Bronco, com manha de rua e punhos calejados, Tony Lip (Viggo Mortensen) sai do Cadillac DeVille de 1962 e olha a planície. Um grupo de negros vai cultivando a terra e com a paragem deste carro azul turquesa no meio do nada, ficam a observar.

O que os espanta mais, não é este italiano perdido na seara... é a presença de um negro no banco de trás, com ar altivo e bem-parecido, imponente e delicado, amargurado e majestoso.

Don Shirley (Mahershala Ali) olha o grupo por momentos, perdendo-se na ideia retorcida e elitista do “american dream” e da sua própria identidade, para depois retomar a viagem entre Nova Iorque e os estados mais racistas do sul dos Estados Unidos da América onde apresentará a sua música.

Esta sequência é no seu silêncio, brilho e humanismo, a essência de "Green Book", um conto de reconciliação racial, drama/"road movie" que também é uma comédia/"buddy movie", entre duas figuras, antítese uma da outra.

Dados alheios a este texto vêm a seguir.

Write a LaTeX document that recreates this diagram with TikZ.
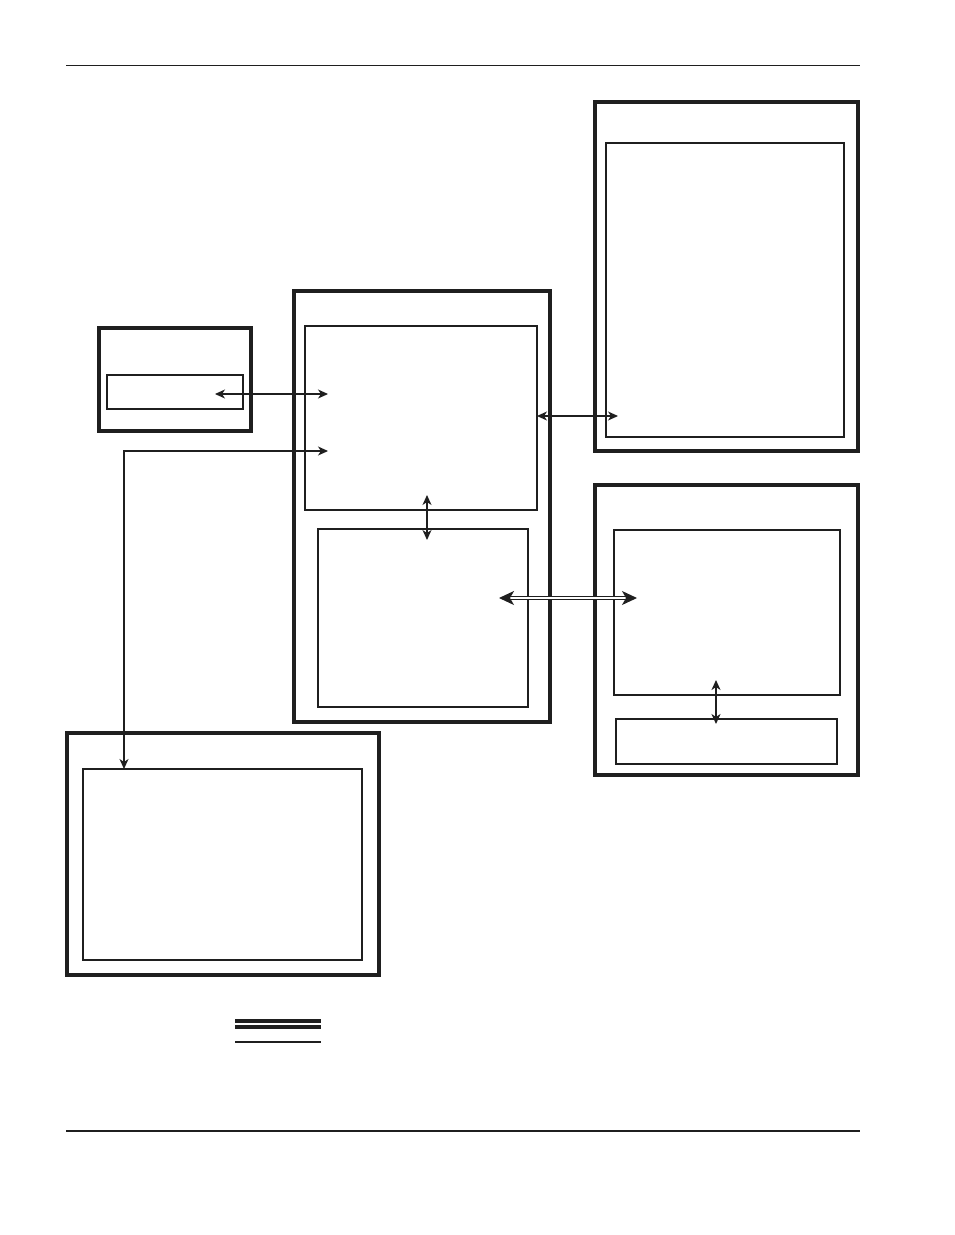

De um lado, Tony, o condutor preconceituoso crescido nas ruas do Bronx, que atira para o lixo copos tocados por lábios de raça negra. Do outro, Don Shirley, um pianista sofisticado e intelectual, cheio de coragem para enfrentar o sul profundo, onde o seu talento será admirado mas a sua cor não permitirá frequentar os mesmos restaurantes ou casas de banho que a sua audiência.

Enquanto acompanhamos os dois a saltarem de concerto em concerto, de estado em estado, de ofensa em ofensa, as várias situações em que se envolvem crescem gradualmente de ironia. Levando até, numa cena de grande injustiça, membros de grande estatuto político a intercederem por eles.

No percurso entre as cidades, as suas conversas passam de tensas a picardias bem humoradas. Dentro do carro, que é uma personagem com direito próprio, a sua descoberta enquanto indivíduos e elementos de uma raça distinta vai esbatendo e eliminando as diferenças: Don ensina dicção e entoação a Tony, Tony apresenta Lil Richard e "fried chicken" a Don, p.e.

Claro que é um filme fórmula, que por vezes nos faz rir pelo contraste do polido vs rude ou do intelectual vs esperteza das ruas, procurando encher-nos a alma com o truque da amizade inesperada, estereotipando a corajosa dupla, e amaciando a verdadeira violência que existia no período Jim Crow e das “sundown laws”.

Baseado numa história verídica, o argumento é embelezado para as massas e é elevado com as excelentes interpretações dos nossos passageiros: se Viggo Mortensen tem um appeal cómico que nos fará soltar gargalhadas inesperadas, enquanto lida com o conflito entre o seu espírito intolerante (para com os negros) e o seu grande coração (para com os seus), Mahershala Ali, para além de um fantástica interpretação física enquanto pianista, age sempre com ternura e dignidade, enterrando a sua raiva enquanto procura o seu espaço num mundo que o alienou.

"Green Book" é o filme "comida de conforto" da temporada, com cinco nomeações aos Óscares. Entre elas, as dos dois atores que suportam a obra do surpreendente Peter Farrelly, realizador de "Doidos por Mary" e "Doidos à Solta", que aqui num registo diferente poderá trazer o galardão de Melhor Filme para casa.

"Green Book: Um Guia Para a Vida": nos cinemas a 24 de janeiro.